Genesus Global Technical Report, Determining the Economics of a Nutrition Program

 

Determining the Economics
of a Nutrition Program

by Clarence Froese, M.Sc., Director of Nutrition, Genesus Inc.

Feed is the largest single variable cost in pig production. Setting dietary specifications and selecting appropriate ingredients for each production situation are two critical components of a cost-effective nutrition program. In addition, the response of the pig to varying dietary nutrient levels must be considered in any economic evaluation.

Two calculations commonly used in the industry to assess the economics of a feeding program are (1) cost per unit of gain and (2) income over feed cost.

  1. Cost per unit of gain (COG) is defined as: COG = Feed:Gain Ratio x Diet Cost ($/kg or lb.). For example, a pig using 280 kg (616 lbs.) of feed to gain 100 kg (220 lbs.) will have a calculated feed:gain ratio of 2.8:1. If the average diet cost to produce this gain is $0.30/kg ($0.136/lb.), then the COG will be $0.84/kg ($0.38/lb.).
  2. Income over feed cost (IOFC) is defined as: IOFC ($/pig) = Revenue ($/pig) – Feed cost ($/pig). For example, if the pig in the above example is sold at a live weight of 130 kg (287 lbs.) and a market price of $1.20/kg live ($0.54/lb. live), it will generate $156/head in revenue. If the average diet cost is $84/head, then the IOFC will be $72/head ($156 revenue – $84 feed cost).
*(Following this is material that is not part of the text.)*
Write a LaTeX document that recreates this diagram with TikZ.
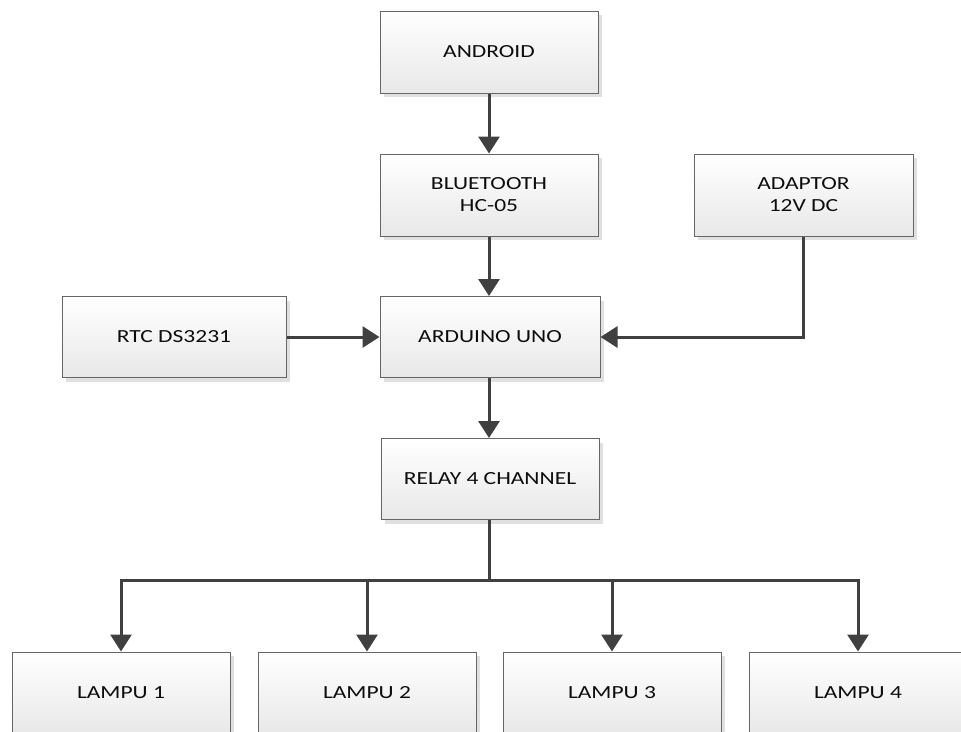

Both cost of gain and income over feed cost can be used to evaluate the cost-effectiveness of nutrition programs. Cost of gain is the most commonly used calculation to measure diet cost-effectiveness. However, its accuracy is limited to scenarios where only the feed:gain ratio is expected to change as a result of dietary manipulation. Income over feed cost accurately identifies the most profitable nutrition program irrespective of the number of production parameters affected. It is thus the preferred method for determining the economic outcome from different nutrition programs under various production and pricing scenarios.

The following table illustrates an example that uses both cost of gain and income over feed cost to evaluate the economics of using three dietary energy level specifications (low, medium and high) under an average market price scenario.

As expected, the low energy diet has the lowest cost; about $31/tonne ($28/ton) less than the diet with the highest energy level. This cost advantage is offset by the fact that less feed per unit of gain is required by pigs consuming the higher energy diets. Applying the cost of gain calculation to these figures results in identification of the low energy diet as being the most cost-effective option. Pigs on this diet will have a cost of gain that is 1.6 cents per kg (0.73 cents per lb.) less than pigs consuming the high energy diet. The decreased feed usage/head advantage imparted by the higher energy diets is not enough to compensate for their higher cost. However, this calculation does not recognize the contribution of other variables imparted by the higher energy diets (such as improved daily gains) to improved profitability.

If income over feed cost is calculated from these same figures a different conclusion is reached. This is due to the fact that this calculation also considers the economic benefit imparted by the higher daily gains (and hence market weights) experienced by pigs consuming the higher energy diets. As a result, this evaluation method identifies the high energy diet as the most cost-effective, with pigs on this diet having an income over feed cost advantage of $1.24/head compared to pigs consuming the low energy diet.

Evaluation of the economics of a nutrition program is an ongoing process and should be routinely revisited as input variables such as ingredient prices and market conditions (price, weights) change. For example, a decrease in market price of 10% applied to the example below will shift the optimum diet choice to one with the medium, rather than high, energy level. Income over feed cost is the most accurate method to ensure the most cost-effective nutrition program is consistently identified under all conditions.

Example:
Economics of Three Dietary Energy Levels for Genesus Pigs1

DIETARY ENERGY LEVEL 2

ITEM

LOW

MEDIUM

HIGH

Diet Cost, $/Tonne (ton)

334 (304)

349 (316)

365 (332)

Feed:Gain Ratio

2.9

2.8

2.7

Cost of gain, $/kg (lb.)

0.972 (0.441)

0.975 (0.442)

0.988 (0.448)

Daily Gain, g (lbs.)/day

839 (1.85)

862 (1.90)

885 (1.95)

Market Wt., kg (lbs.) 3

124 (273)

127 (279)

129 (285)

Revenue, $/head 4

177.45

181.35

185.25

Feed Cost, $/head

91.33

94.14

97.89

Income Over Feed Cost, $/head

86.12

87.21

87.36

1 Mixed Sex, 30 kg (65 lbs.) to market wt.
2 Net energy level increases of 100 kcal/kg (45.4 kcal/lb.) between each diet.
3 Assumes fixed time marketing cycle of 112 days.
4 Market price of $US 0.65/lb. live weight.